O art. 49, inciso V, da Constituição da República confere ao Congresso Nacional o poder de sustar os atos normativos do Executivo que exorbitem do poder regulamentar. Ao que tudo indica, a elevação abrupta e simultânea das alíquotas do IOF sobre todas as suas bases de cálculo (crédito, câmbio, seguros e títulos) extrapola os limites da norma autorizadora e rompe com o dever de reserva legal.

Não se trata de regular uma política pública pontual ou atender a uma urgência macroeconômica, mas sim de impor um verdadeiro ajuste fiscal mascarado, sem debate legislativo, violando a separação dos Poderes e o direito dos contribuintes à previsibilidade e segurança jurídica.

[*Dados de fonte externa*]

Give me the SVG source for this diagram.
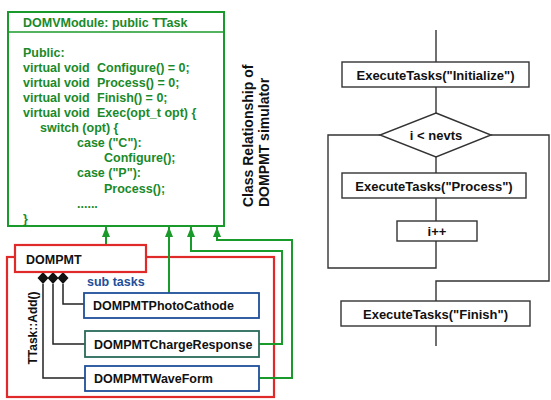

A violação à anterioridade e à não surpresa

Ainda que o IOF não esteja sujeito à anterioridade anual e a nonagesimal (CF, art. 150, §1º), permanece em vigor o princípio da não surpresa, vinculado à previsibilidade das normas e à proteção da confiança legítima dos agentes econômicos.

Os decretos questionados, ao entrarem em vigor de forma imediata e sem qualquer escalonamento, impactaram diretamente a economia real — afetando o custo do crédito imobiliário, automotivo, rural e até o preço dos combustíveis, segundo apurado nos autos do PDL.

Além disso, a ausência de debate prévio e de transparência quanto aos critérios técnicos e objetivos da majoração tributária contribui para o ambiente de insegurança jurídica crônica, que afugenta investimentos e deteriora o ambiente de negócios.

Conclusão: a importância da atuação parlamentar como freio de arrumação

O PDL 214/2025 representa uma necessária reação do Poder Legislativo ao abuso da competência regulamentar do Executivo, restaurando a legalidade e reafirmando os limites constitucionais ao poder de tributar.

A tributação, como já ensinava Aliomar Baleeiro, é um “ato de violência institucionalizada”, e por isso mesmo deve se dar nos limites da lei, com ampla participação democrática e controle dos excessos. O IOF não pode ser tratado como um instrumento de arrecadação silenciosa e sem prestação de contas.

A sustentação do PDL deve ser apoiada por toda a comunidade jurídica e empresarial, não apenas em nome da ordem constitucional, mas para preservar a própria legitimidade do sistema tributário e a confiança no Estado de Direito Fiscal.